The report also noted that the CFPB’s unnecessarily aggressive processes prevent the Bureau from adequately considering how its enforcement and regulatory actions could restrict access to and increase the cost of credit. Unlike other prudential regulators, the CFPB has assigned lawyers to its examination teams, which in turn has caused financial institutions to retain additional lawyers as well.
While it has vast powers, observed the report, the CFPB lacks some of the most basic institutional and external controls that would provide much needed oversight to the agency. Unlike other independent financial regulators, including the SEC and the FDIC, the CFPB is run by a single director instead of a bipartisan or nonpartisan commission. The CFPB Director serves a five-year term and can only be removed for inefficiency, neglect of duty, or malfeasance in office. Unlike some other agencies, the CFPB is not subject to annual congressional appropriations, and its regulations are not subject to stringent interagency review by the OIRA, within the Office of Management and Budget (OMB). According to the Committee, these structural deficiencies allow the CFPB to be a rogue financial regulator with the unmatched potential to create uncertainty for providers of consumer financial products and services
With these concerns in mind, Chairman McHenry wrote to Mr. Cordray in July 2012 withquestions about the CFPB’s commitment to regulatory independence. In response to this oversight, the CFPB produced to the Subcommittee an email in which the White House overtly sought to use the CFPB to further the Obama Administration’s policy objectives.

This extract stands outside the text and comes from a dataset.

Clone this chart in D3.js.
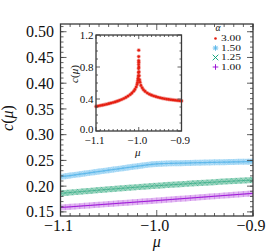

The Dodd-Frank Act empowers the CFPB to prevent “unfair, deceptive, or abusive” financial services or products. Because the statutory definition in the Dodd-Frank Act is ambiguous and the CFPB has repeatedly declined to interpret it, said the report, there is tremendous uncertainty about how the CFPB will apply the “abusive” standard in practice. During his testimony before the Subcommittee in January 2012, Mr. Cordray refused to offer a clear definition of “abusive,’’ declaring that it will be a fact and circumstances determination.